The ASEAN framework has made progress in aiding victims of trafficking but as Martens of the IOM notes, the new rights it affords them ultimately come down to the commitment of member states. He perceives large gaps among the states between the reality of governance and what legislation promises, which includes reparative compensation to recognised victims that he says is not as extensive nor as deep as it could be.
Martens said other, state-centric measures could play a big role in helping people in exploitative situations.
“Including migrants in national social protection schemes would be one important step to take to limit the expected increase in trafficking in persons,” he suggested.
Whether for forced labour, arranged marriage, sexual exploitation or debt bondage, human trafficking takes many forms and guises – different types of trafficking create different experiences for victims. For Blue Dragon Children’s Foundation in Vietnam, it is sexual exploitation and child labour exploitation that they see the most, though Vietnamese victims are increasingly reported in Malaysia, the Middle East and fishing operations on the open seas.
Some 90% of Vietnamese victims are trafficked to China, where Blue Dragon estimates 80% are sold in sex slavery or arranged marriages, degraded from people to property by the social impact of China’s now-abolished One-Child policy that led to an imbalance of men to women.
Michael Brosowsi, founder and co-CEO of the anti-trafficking organisation, said local knowledge of trafficking is still low.
“When children go missing they may be reported as a missing person’s case, without people realising that this is actually trafficking and slavery,” he said. “Much of the trafficking here is done by deception.
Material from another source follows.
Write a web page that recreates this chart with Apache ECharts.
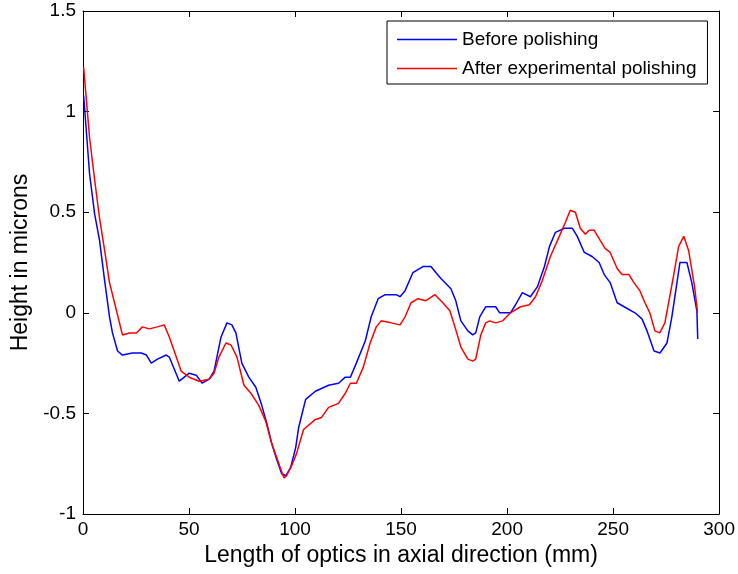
<!DOCTYPE html>
<html>
<head>
<meta charset="utf-8">
<script src="https://cdn.jsdelivr.net/npm/echarts@6/dist/echarts.min.js"></script>
<style>
html,body{margin:0;padding:0;background:#fff;}
#chart{width:738px;height:574px;}
</style>
</head>
<body>
<div id="chart"></div>
<script>
// Axis ticks
var xTicks = [0, 50, 100, 150, 200, 250, 300];
var yTicks = [-1, -0.5, 0, 0.5, 1, 1.5];

// Series names
var seriesNames = ["Before polishing", "After experimental polishing"];

// Before polishing (blue)
var beforeX = [0.3, 3.1, 5.5, 7.8, 10.2, 12.5, 13.9, 16.3, 18.6, 23.3, 27.5, 29.9, 32.2, 35.1, 39.3, 40.7, 45.4, 50.1, 53.4, 56.2, 59.5, 61.8, 65.1, 67.9, 70.2, 72.1, 74.9, 78.2, 81.5, 84.3, 86.7, 89.0, 91.4, 93.7, 95.6, 97.9, 100.3, 101.7, 105.0, 109.6, 115.8, 120.5, 123.7, 126.1, 128.9, 133.1, 135.9, 139.2, 142.5, 147.7, 149.5, 151.9, 155.6, 160.3, 164.1, 166.4, 168.8, 173.5, 175.8, 178.2, 181.5, 183.8, 185.2, 187.1, 189.9, 192.3, 194.6, 196.5, 201.6, 204.0, 207.2, 211.0, 214.3, 217.6, 220.0, 222.8, 227.0, 230.8, 233.1, 236.4, 240.1, 243.4, 245.8, 248.6, 251.9, 255.2, 260.3, 263.6, 266.0, 269.3, 272.1, 275.4, 277.7, 280.1, 281.5, 283.8, 284.8, 287.1, 289.5, 289.9];
var beforeY = [1.08, 0.69, 0.49, 0.36, 0.16, -0.02, -0.10, -0.19, -0.21, -0.20, -0.20, -0.21, -0.25, -0.23, -0.21, -0.22, -0.34, -0.30, -0.31, -0.35, -0.33, -0.29, -0.12, -0.05, -0.06, -0.10, -0.25, -0.32, -0.37, -0.46, -0.55, -0.65, -0.73, -0.80, -0.81, -0.77, -0.67, -0.57, -0.43, -0.39, -0.36, -0.35, -0.32, -0.32, -0.25, -0.14, -0.02, 0.07, 0.09, 0.09, 0.08, 0.11, 0.20, 0.23, 0.23, 0.20, 0.17, 0.12, 0.06, -0.04, -0.09, -0.11, -0.10, -0.02, 0.03, 0.03, 0.03, 0.00, 0.00, 0.04, 0.10, 0.08, 0.13, 0.23, 0.33, 0.40, 0.42, 0.42, 0.38, 0.30, 0.28, 0.25, 0.19, 0.15, 0.05, 0.03, 0.00, -0.03, -0.09, -0.19, -0.20, -0.15, -0.02, 0.15, 0.25, 0.25, 0.25, 0.15, 0.01, -0.13];

// After experimental polishing (red)
var afterX = [0.3, 3.1, 5.5, 7.8, 10.2, 12.5, 15.8, 18.6, 21.9, 25.2, 28.0, 31.3, 35.1, 38.3, 40.7, 44.0, 46.3, 50.1, 54.8, 59.5, 61.8, 64.1, 67.4, 69.8, 72.6, 75.9, 79.2, 82.9, 86.2, 89.0, 91.4, 94.7, 96.0, 98.4, 100.7, 104.0, 109.6, 112.5, 115.8, 120.5, 123.7, 126.1, 128.9, 132.2, 135.4, 138.3, 140.6, 145.3, 149.5, 151.9, 154.7, 158.0, 161.7, 166.0, 169.7, 173.0, 175.4, 178.2, 181.5, 183.8, 185.2, 187.6, 189.9, 191.8, 194.6, 197.9, 201.6, 206.3, 210.5, 213.4, 216.6, 220.4, 224.6, 227.5, 229.8, 232.2, 234.5, 236.9, 238.7, 241.1, 243.9, 246.2, 248.6, 251.9, 254.2, 257.5, 259.8, 262.6, 265.0, 267.3, 269.7, 272.0, 274.4, 276.7, 278.6, 280.9, 283.3, 285.6, 287.0, 288.4, 289.3, 289.8];
var afterY = [1.22, 0.87, 0.66, 0.47, 0.31, 0.15, 0.01, -0.11, -0.10, -0.10, -0.07, -0.08, -0.07, -0.06, -0.12, -0.22, -0.29, -0.32, -0.34, -0.33, -0.30, -0.22, -0.15, -0.16, -0.22, -0.36, -0.40, -0.46, -0.54, -0.65, -0.72, -0.82, -0.81, -0.76, -0.70, -0.58, -0.53, -0.52, -0.47, -0.45, -0.40, -0.35, -0.35, -0.27, -0.15, -0.07, -0.04, -0.05, -0.06, -0.02, 0.05, 0.07, 0.06, 0.09, 0.05, 0.01, -0.07, -0.17, -0.23, -0.24, -0.23, -0.11, -0.05, -0.04, -0.05, -0.04, 0.00, 0.03, 0.04, 0.08, 0.16, 0.28, 0.38, 0.45, 0.51, 0.50, 0.42, 0.39, 0.41, 0.41, 0.36, 0.32, 0.30, 0.22, 0.19, 0.19, 0.15, 0.11, 0.05, 0.00, -0.09, -0.10, -0.05, 0.08, 0.19, 0.33, 0.38, 0.31, 0.22, 0.13, 0.05, 0.00];

function pairs(xs, ys) { return xs.map(function (x, i) { return [x, ys[i]]; }); }

var FONT = '"Liberation Sans", Arial, sans-serif';
var chart = echarts.init(document.getElementById('chart'), null, { renderer: 'canvas' });

var axisLineStyle = { show: true, onZero: false, lineStyle: { color: '#000', width: 1 } };
var tickInside = { show: true, inside: true, length: 6, lineStyle: { color: '#000', width: 1 } };

chart.setOption({
  animation: false,
  backgroundColor: '#fff',
  grid: { left: 83, right: 15, top: 11, bottom: 60, containLabel: false },
  legend: {
    data: seriesNames,
    orient: 'vertical',
    left: 387,
    top: 21,
    padding: [9, 11, 6, 10],
    itemGap: 10,
    itemWidth: 60,
    itemHeight: 1.5,
    icon: 'rect',
    borderColor: '#000',
    borderWidth: 1,
    backgroundColor: '#fff',
    textStyle: { fontFamily: FONT, fontSize: 19, color: '#000', lineHeight: 19 }
  },
  xAxis: [{
    type: 'value', min: xTicks[0], max: xTicks[xTicks.length - 1], interval: 50,
    position: 'bottom',
    name: 'Length of optics in axial direction (mm)',
    nameLocation: 'middle', nameGap: 29,
    nameTextStyle: { fontFamily: FONT, fontSize: 23, color: '#000' },
    axisLine: axisLineStyle, axisTick: tickInside,
    axisLabel: { fontFamily: FONT, fontSize: 19, color: '#000', margin: 6 },
    splitLine: { show: false }
  }, {
    type: 'value', min: xTicks[0], max: xTicks[xTicks.length - 1], interval: 50,
    position: 'top',
    axisLine: axisLineStyle, axisTick: tickInside,
    axisLabel: { show: false }, splitLine: { show: false }
  }],
  yAxis: [{
    type: 'value', min: yTicks[0], max: yTicks[yTicks.length - 1], interval: 0.5,
    position: 'left',
    name: 'Height in microns',
    nameLocation: 'middle', nameGap: 49,
    nameTextStyle: { fontFamily: FONT, fontSize: 23, color: '#000' },
    axisLine: axisLineStyle, axisTick: tickInside,
    axisLabel: { fontFamily: FONT, fontSize: 19, color: '#000', margin: 7 },
    splitLine: { show: false }
  }, {
    type: 'value', min: yTicks[0], max: yTicks[yTicks.length - 1], interval: 0.5,
    position: 'right',
    axisLine: axisLineStyle, axisTick: tickInside,
    axisLabel: { show: false }, splitLine: { show: false }
  }],
  series: [{
    name: seriesNames[0], type: 'line', showSymbol: false, symbol: 'none',
    xAxisIndex: 0, yAxisIndex: 0,
    data: pairs(beforeX, beforeY),
    lineStyle: { color: '#0000ff', width: 1.5 }, itemStyle: { color: '#0000ff' }
  }, {
    name: seriesNames[1], type: 'line', showSymbol: false, symbol: 'none',
    xAxisIndex: 0, yAxisIndex: 0,
    data: pairs(afterX, afterY),
    lineStyle: { color: '#ff0000', width: 1.5 }, itemStyle: { color: '#ff0000' }
  }]
});
</script>
</body>
</html>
People are lulled into a false belief that they are going for a job or with a friend.”
He points to low levels of education coupled with a lack of opportunities in rural areas as key drivers of vulnerability to trafficking. He also adds this is compounded by a widespread belief that there are more, better-paying jobs available overseas.
While Brosowski says public awareness appears to be increasing, as well as a greater commitment from the Vietnamese government to address trafficking, it still remains difficult to track trends – an exercise now hampered by the global focus on the Covid-19 pandemic.
Brosowski said his orgnisation’s number of victim assists is “much lower than normal” but, in spite of travel restrictions imposed throughout the region and the epicentre of the virus in China, Blue Dragon has still rescued nine girls and women since the pandemic began. On top of this, they played a role in the rescue of 11 women and two children in a collaborative operation with the Chinese police, which resulted in the victims being repatriated.
Clearly, the pandemic has not stopped traffickers, but it has hampered the ability of agencies to identify and assist victims, as well as prosecute and stop those responsible. Furthermore, the conditions that many victims of trafficking now face have been greatly exacerbated by Covid-19, further heightening the urgency with which the issue of human trafficking must be addressed.
For Miller and UNODC, essential and practical operations to support the victims of trafficking have become a challenge as countries adjust their priorities.
“NGOs working with UNODC speak of a significant percentage of their beneficiaries losing their sources of income and access to food due to pandemic-related measures. They report of loan sharks promising low interest loans to these people, increasing the possibility of debt-bondage,” Miller said.
“This means a vulnerable population has now become even more exposed to the risk of severe exploitation as they try to identify means to secure their livelihoods.”
Brosowski also looked with wariness to the pandemic-affected future.
“We really have no doubt that the worst is yet to come. People are desperate, and when they are facing starvation or homelessness and someone offers the possibility of a good job, they will be prepared to take that risk,” he warned.